Oct 21, 2009

Here I go again

Into the woods that is. This time it's the Rockies, 9,500 feet up in late October. It's snowing lightly, quite beautiful but also quite wet. It's not cold enough to form powder, not sure whether to be happy about that or not. My feet and hands are soaking wet and I'm wishing for a hot tub, shot of whiskey and a naked woman, in that order.

I'm writing this from the self-named "bat cave", pictured above. I'm not sure what the dark mass is to the right of my head but if this were Jeopardy I'd take "Bat Guano for $100 Alex." They say misery loves company but in this case I'm glad I have no furry companions to share this space with me.

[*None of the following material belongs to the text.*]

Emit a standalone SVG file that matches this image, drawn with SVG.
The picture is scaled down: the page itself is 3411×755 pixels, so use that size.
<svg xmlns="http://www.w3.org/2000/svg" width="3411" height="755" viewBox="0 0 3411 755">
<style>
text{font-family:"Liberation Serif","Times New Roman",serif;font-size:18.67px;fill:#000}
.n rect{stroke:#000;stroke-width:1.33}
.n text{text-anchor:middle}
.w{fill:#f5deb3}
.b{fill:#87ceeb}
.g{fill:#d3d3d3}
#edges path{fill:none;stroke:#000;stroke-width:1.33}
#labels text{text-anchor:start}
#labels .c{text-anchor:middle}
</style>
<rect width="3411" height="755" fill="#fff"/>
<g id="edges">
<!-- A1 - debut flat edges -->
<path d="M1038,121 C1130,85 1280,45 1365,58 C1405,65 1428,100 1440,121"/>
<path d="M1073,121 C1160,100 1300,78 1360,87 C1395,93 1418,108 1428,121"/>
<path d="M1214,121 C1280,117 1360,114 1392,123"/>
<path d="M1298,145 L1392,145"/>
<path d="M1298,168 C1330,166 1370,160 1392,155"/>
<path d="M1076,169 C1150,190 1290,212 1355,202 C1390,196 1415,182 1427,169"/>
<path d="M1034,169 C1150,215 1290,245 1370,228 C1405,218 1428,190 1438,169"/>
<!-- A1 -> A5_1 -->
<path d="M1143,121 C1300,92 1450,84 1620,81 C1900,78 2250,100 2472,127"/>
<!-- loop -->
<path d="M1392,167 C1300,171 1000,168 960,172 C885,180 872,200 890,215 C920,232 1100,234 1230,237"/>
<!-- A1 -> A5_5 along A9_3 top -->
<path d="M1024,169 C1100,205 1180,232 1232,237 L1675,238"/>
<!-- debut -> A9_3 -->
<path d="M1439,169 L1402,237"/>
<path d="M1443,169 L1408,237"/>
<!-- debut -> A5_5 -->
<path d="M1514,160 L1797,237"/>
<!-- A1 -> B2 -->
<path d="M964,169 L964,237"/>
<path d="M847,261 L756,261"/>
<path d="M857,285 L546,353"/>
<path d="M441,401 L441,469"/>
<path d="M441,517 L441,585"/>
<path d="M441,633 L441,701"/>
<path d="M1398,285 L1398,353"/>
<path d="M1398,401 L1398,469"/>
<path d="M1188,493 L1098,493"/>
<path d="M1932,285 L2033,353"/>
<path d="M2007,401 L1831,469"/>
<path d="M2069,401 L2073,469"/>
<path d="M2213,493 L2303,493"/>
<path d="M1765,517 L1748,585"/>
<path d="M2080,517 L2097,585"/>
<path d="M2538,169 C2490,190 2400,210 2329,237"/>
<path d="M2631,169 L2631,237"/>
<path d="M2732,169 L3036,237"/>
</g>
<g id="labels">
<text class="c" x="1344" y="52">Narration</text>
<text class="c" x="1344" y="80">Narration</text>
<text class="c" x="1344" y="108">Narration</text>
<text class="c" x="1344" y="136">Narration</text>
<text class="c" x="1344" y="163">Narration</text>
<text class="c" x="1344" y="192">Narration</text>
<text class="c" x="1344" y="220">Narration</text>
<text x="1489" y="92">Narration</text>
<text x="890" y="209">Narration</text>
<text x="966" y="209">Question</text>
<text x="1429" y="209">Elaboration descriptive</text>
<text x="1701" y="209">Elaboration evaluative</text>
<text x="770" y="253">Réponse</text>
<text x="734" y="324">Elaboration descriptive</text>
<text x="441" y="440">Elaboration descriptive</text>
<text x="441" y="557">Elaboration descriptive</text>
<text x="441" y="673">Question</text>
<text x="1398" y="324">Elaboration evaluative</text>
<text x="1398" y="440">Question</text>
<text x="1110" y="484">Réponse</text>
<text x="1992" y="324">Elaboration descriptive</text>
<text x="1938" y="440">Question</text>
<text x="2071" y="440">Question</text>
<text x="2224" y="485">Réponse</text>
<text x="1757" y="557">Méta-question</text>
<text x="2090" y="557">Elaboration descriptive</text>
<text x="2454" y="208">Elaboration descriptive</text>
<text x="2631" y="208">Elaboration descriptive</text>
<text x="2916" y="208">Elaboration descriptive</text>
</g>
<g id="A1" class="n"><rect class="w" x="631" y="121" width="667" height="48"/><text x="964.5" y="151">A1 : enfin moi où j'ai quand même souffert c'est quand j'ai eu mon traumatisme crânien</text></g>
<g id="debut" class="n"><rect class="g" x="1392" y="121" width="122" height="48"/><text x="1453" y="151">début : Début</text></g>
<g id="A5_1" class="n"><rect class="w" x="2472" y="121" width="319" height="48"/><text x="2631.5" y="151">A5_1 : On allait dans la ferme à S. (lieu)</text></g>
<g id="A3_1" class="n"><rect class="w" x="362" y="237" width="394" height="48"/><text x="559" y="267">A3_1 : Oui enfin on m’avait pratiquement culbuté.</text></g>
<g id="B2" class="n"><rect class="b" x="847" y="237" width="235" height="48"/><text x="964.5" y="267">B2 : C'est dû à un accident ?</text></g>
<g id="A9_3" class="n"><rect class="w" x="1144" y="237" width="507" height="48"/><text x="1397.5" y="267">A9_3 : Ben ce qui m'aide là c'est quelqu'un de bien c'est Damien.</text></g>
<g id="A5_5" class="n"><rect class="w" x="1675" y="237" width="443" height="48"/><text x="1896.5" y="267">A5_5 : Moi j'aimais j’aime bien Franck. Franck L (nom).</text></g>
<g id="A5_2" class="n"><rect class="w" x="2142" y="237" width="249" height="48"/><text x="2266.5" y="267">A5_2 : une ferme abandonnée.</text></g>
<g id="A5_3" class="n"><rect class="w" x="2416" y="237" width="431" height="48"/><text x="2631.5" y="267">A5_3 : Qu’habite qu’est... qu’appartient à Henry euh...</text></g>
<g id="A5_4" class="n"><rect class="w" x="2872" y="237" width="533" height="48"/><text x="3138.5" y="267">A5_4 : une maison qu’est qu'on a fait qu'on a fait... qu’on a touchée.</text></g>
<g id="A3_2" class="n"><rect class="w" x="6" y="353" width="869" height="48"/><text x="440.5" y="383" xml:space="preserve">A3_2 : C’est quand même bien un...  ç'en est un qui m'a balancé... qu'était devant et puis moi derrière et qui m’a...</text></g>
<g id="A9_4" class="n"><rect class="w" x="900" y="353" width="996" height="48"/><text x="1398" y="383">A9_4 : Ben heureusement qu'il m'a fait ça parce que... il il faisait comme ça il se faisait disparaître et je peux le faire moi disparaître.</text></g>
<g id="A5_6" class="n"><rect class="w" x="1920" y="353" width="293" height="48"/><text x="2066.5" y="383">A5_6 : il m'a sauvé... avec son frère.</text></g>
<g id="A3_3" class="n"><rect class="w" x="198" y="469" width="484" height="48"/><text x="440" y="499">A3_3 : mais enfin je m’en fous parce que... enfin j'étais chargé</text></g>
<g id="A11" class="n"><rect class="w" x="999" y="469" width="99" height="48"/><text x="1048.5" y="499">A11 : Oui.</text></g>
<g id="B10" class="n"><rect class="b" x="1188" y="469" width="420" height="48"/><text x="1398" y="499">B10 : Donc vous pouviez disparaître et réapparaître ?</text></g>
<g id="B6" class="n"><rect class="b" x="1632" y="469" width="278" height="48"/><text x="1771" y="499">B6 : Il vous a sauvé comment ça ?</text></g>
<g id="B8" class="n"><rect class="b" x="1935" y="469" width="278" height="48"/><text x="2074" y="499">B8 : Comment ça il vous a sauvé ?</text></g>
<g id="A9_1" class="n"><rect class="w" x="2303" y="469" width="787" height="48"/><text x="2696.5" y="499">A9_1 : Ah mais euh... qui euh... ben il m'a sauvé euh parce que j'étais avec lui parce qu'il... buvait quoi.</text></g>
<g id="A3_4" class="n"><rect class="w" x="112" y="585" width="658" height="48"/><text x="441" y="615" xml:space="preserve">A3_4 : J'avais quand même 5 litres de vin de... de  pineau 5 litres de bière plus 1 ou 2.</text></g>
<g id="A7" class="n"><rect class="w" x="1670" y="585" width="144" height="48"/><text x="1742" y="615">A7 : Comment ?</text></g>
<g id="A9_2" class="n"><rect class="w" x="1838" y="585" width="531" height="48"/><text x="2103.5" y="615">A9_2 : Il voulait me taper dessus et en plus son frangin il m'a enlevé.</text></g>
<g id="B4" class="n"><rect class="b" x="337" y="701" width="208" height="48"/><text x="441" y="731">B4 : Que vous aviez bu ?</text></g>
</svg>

I've established a base camp of sorts from which to shoot more "Time in the Woods." It's about a half hour hike up from the trailhead, near a stream, quiet, peaceful. I'm on the southern-facing side of the mountain and as a result these woods are populated with Aspens as opposed to the fir trees on the northern face. At this elevation all the leaves are gone, but the white bark of the aspens creates beautiful reflected light, especially at sunset. Today however the sky is off-white and the trees are dark tan from the melting snow.

I've decided to continue working on this series instead of trying to create resin or latex-based photo sculptures from my skin portraits. Those portraits lack the kind of sensual power I want for them, and using less-than-powerful images as the foundation for a photo sculpture seems like the recipe for a house of cards.

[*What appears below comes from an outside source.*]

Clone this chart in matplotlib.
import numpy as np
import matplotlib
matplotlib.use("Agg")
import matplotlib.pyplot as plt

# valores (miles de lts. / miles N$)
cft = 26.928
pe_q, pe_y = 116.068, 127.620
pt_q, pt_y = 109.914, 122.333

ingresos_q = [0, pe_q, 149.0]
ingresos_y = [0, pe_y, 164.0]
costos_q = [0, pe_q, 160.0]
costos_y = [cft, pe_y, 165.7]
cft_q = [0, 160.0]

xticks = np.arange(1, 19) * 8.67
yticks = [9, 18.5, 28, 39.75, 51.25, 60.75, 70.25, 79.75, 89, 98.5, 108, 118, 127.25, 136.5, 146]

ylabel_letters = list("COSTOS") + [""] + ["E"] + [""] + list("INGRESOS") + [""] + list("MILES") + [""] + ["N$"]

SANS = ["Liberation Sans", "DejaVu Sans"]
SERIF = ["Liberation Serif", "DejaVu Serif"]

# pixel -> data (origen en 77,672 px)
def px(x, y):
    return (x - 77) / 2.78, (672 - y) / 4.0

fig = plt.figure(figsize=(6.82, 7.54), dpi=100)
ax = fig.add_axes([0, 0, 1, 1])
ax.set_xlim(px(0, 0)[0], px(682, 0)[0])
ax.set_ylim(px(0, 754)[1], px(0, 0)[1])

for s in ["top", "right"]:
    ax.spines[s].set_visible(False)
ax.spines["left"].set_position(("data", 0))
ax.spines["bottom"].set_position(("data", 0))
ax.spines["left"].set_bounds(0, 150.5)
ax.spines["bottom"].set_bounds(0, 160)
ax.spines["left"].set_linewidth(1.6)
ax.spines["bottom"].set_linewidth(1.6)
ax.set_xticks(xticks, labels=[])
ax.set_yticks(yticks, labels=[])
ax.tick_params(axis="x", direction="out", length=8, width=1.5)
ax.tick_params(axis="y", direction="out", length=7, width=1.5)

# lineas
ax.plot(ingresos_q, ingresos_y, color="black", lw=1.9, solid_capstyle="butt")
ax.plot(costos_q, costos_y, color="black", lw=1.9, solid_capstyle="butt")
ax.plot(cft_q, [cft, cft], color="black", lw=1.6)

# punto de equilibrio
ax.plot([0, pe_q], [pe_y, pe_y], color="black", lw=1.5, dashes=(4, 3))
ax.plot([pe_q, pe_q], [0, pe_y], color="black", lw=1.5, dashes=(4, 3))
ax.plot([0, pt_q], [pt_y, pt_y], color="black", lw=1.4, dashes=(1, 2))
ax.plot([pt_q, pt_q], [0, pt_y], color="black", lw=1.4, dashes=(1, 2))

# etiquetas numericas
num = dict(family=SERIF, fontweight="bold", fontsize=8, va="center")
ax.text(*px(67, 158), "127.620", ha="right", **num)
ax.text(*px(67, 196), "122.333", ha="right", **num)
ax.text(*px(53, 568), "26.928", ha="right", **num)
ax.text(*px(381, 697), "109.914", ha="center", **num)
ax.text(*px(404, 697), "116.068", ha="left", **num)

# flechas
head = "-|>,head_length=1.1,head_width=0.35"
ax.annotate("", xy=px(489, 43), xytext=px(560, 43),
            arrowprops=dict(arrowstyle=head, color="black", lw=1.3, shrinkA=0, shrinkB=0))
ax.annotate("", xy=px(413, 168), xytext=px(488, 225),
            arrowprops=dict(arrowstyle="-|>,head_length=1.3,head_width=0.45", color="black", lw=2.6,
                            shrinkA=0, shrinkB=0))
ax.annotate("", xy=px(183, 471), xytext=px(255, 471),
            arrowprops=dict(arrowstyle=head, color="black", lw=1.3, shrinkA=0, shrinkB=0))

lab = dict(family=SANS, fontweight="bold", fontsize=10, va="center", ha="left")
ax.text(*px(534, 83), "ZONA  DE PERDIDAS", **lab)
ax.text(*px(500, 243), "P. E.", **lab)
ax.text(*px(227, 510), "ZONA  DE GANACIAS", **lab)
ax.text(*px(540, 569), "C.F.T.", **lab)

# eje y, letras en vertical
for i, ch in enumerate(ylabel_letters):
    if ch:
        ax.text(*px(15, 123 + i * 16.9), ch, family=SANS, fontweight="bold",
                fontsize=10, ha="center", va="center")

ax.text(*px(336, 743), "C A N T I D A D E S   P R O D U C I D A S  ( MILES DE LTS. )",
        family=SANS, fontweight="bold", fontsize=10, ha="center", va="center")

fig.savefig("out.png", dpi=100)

It's hard to give up on an idea that still intrigues me yet whose execution eludes me. I'd like to believe that there's nothing I can't do (except unfortunately turn this bat cave into a whiskey-soaked hot tub orgy) and I console myself by saying that's probably true given infinite time and money. But I'm in the Rockies for the next seven weeks so why not take advantage of it by spending time in a beautiful setting doing something I love.

OK, so what am I doing here, artistically speaking? Trying to capture the passage of time yes, trying to give light it's authority yes, creating beautiful poetic images yes. And what does all that add up to? Simply put -- images with power.

Recall Sugimoto's Theatres or Seascapes and one of their most striking attributes is the power they convey. Like Sugimoto's work, the art that I most admire --Richard Avedon's portraits, Jackson Pollock's paintings, Fred Sanbeck's string sculptures, Richard Serra's steel sculptures, Frank Lloyd Wright's buildings -- all achieve tremendous visual or spatial power. And most do it with a minimum of content. So apart from freezing my ass off, that's really what I'm out here doing; creating energetically powerful images with a sparesness of content. And since a photograph always has to be "of" something, I chose the woods as my subject matter as it has a lot of personal associations for me as a place of renewal, grounding and beauty. It does have a dark side as well, as I discovered in Ligonier, and I'm anxious to experience that again in CO. But first, I gotta turn up the hot tub.